**What is expected**
Set down only the lines running from the one with "Reproduce this chart with matplotlib." to the one with "ax.set_xlim(-2.05, 22.05)", both lines included, exactly as they stand, please.

**Record extracts**
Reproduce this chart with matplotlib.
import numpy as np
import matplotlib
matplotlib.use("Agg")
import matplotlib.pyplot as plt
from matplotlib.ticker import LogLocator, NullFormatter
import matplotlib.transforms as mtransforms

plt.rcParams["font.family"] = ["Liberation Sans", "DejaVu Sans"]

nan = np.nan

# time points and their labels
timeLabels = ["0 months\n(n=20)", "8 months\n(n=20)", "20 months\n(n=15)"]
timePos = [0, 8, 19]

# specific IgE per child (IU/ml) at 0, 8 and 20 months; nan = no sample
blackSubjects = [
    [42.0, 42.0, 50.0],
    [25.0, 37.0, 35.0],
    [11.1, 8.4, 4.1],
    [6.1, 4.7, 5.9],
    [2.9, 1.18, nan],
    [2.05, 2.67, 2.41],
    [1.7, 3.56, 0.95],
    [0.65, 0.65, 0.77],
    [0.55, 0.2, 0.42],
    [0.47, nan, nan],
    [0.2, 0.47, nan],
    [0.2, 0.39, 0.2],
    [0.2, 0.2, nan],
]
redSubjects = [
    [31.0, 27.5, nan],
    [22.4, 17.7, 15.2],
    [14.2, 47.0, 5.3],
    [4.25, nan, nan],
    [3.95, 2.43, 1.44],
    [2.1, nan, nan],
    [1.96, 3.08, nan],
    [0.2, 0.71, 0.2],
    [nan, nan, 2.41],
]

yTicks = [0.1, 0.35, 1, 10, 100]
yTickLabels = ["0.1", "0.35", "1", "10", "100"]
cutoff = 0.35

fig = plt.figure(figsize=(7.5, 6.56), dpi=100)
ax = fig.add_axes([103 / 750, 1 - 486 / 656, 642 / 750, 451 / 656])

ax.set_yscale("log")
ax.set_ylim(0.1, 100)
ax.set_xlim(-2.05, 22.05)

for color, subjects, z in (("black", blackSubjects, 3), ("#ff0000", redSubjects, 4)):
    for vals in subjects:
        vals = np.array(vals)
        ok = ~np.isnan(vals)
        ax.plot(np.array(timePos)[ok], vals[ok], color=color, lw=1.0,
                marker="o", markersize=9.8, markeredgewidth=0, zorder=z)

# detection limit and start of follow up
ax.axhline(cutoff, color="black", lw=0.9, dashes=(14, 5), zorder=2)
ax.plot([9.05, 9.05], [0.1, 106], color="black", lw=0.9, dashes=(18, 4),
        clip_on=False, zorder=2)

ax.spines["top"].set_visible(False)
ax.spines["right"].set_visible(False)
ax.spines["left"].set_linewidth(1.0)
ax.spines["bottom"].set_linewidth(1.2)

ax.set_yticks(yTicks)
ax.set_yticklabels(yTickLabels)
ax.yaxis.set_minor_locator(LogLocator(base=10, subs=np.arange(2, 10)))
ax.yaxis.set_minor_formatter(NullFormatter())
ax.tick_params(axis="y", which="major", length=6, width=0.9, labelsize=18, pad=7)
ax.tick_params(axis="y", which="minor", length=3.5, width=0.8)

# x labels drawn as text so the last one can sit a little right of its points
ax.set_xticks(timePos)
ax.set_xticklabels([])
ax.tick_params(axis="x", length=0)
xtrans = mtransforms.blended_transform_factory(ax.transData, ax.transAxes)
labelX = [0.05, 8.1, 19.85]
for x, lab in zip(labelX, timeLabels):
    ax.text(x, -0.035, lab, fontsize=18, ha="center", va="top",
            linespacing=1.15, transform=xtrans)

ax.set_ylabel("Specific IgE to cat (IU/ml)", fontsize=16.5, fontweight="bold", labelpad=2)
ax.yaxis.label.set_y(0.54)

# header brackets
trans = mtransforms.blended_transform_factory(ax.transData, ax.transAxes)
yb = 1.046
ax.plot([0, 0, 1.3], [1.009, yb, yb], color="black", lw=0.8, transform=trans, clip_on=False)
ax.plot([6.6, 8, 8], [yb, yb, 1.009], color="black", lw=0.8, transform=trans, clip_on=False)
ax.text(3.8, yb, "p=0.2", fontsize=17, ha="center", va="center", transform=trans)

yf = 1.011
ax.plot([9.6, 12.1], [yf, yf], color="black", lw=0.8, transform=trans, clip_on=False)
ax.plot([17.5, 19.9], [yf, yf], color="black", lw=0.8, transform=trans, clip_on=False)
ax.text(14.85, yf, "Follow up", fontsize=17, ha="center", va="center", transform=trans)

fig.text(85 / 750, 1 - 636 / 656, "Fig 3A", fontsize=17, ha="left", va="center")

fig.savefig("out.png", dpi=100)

---

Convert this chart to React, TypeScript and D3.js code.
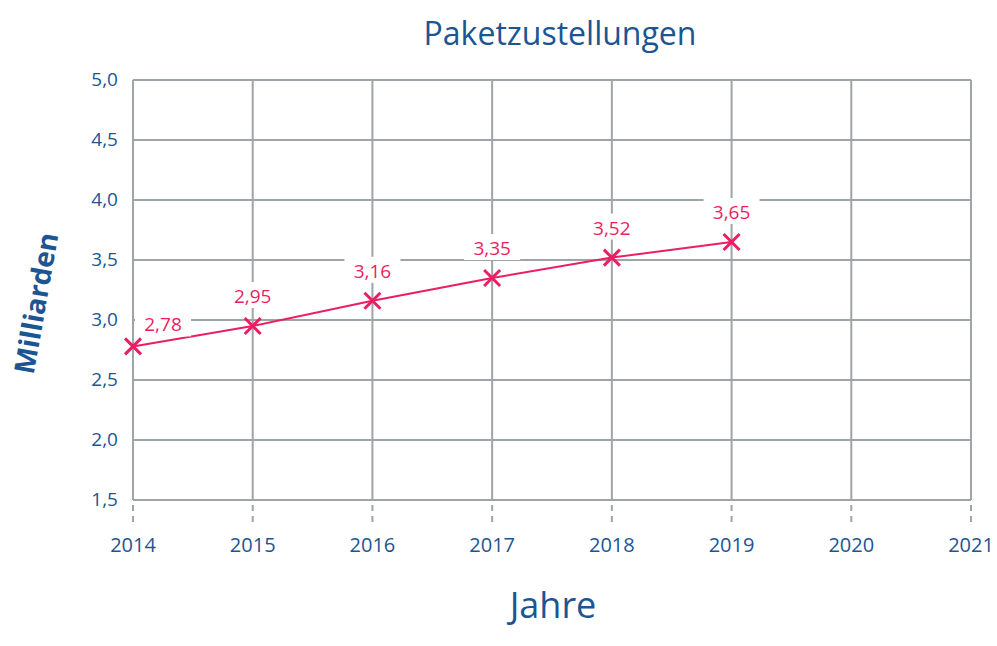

**Response for this exercise**
Reproduce this chart with matplotlib.
import numpy as np
import matplotlib
matplotlib.use("Agg")
import matplotlib.pyplot as plt
from matplotlib.ticker import LogLocator, NullFormatter
import matplotlib.transforms as mtransforms

plt.rcParams["font.family"] = ["Liberation Sans", "DejaVu Sans"]

nan = np.nan

# time points and their labels
timeLabels = ["0 months\n(n=20)", "8 months\n(n=20)", "20 months\n(n=15)"]
timePos = [0, 8, 19]

# specific IgE per child (IU/ml) at 0, 8 and 20 months; nan = no sample
blackSubjects = [
    [42.0, 42.0, 50.0],
    [25.0, 37.0, 35.0],
    [11.1, 8.4, 4.1],
    [6.1, 4.7, 5.9],
    [2.9, 1.18, nan],
    [2.05, 2.67, 2.41],
    [1.7, 3.56, 0.95],
    [0.65, 0.65, 0.77],
    [0.55, 0.2, 0.42],
    [0.47, nan, nan],
    [0.2, 0.47, nan],
    [0.2, 0.39, 0.2],
    [0.2, 0.2, nan],
]
redSubjects = [
    [31.0, 27.5, nan],
    [22.4, 17.7, 15.2],
    [14.2, 47.0, 5.3],
    [4.25, nan, nan],
    [3.95, 2.43, 1.44],
    [2.1, nan, nan],
    [1.96, 3.08, nan],
    [0.2, 0.71, 0.2],
    [nan, nan, 2.41],
]

yTicks = [0.1, 0.35, 1, 10, 100]
yTickLabels = ["0.1", "0.35", "1", "10", "100"]
cutoff = 0.35

fig = plt.figure(figsize=(7.5, 6.56), dpi=100)
ax = fig.add_axes([103 / 750, 1 - 486 / 656, 642 / 750, 451 / 656])

ax.set_yscale("log")
ax.set_ylim(0.1, 100)
ax.set_xlim(-2.05, 22.05)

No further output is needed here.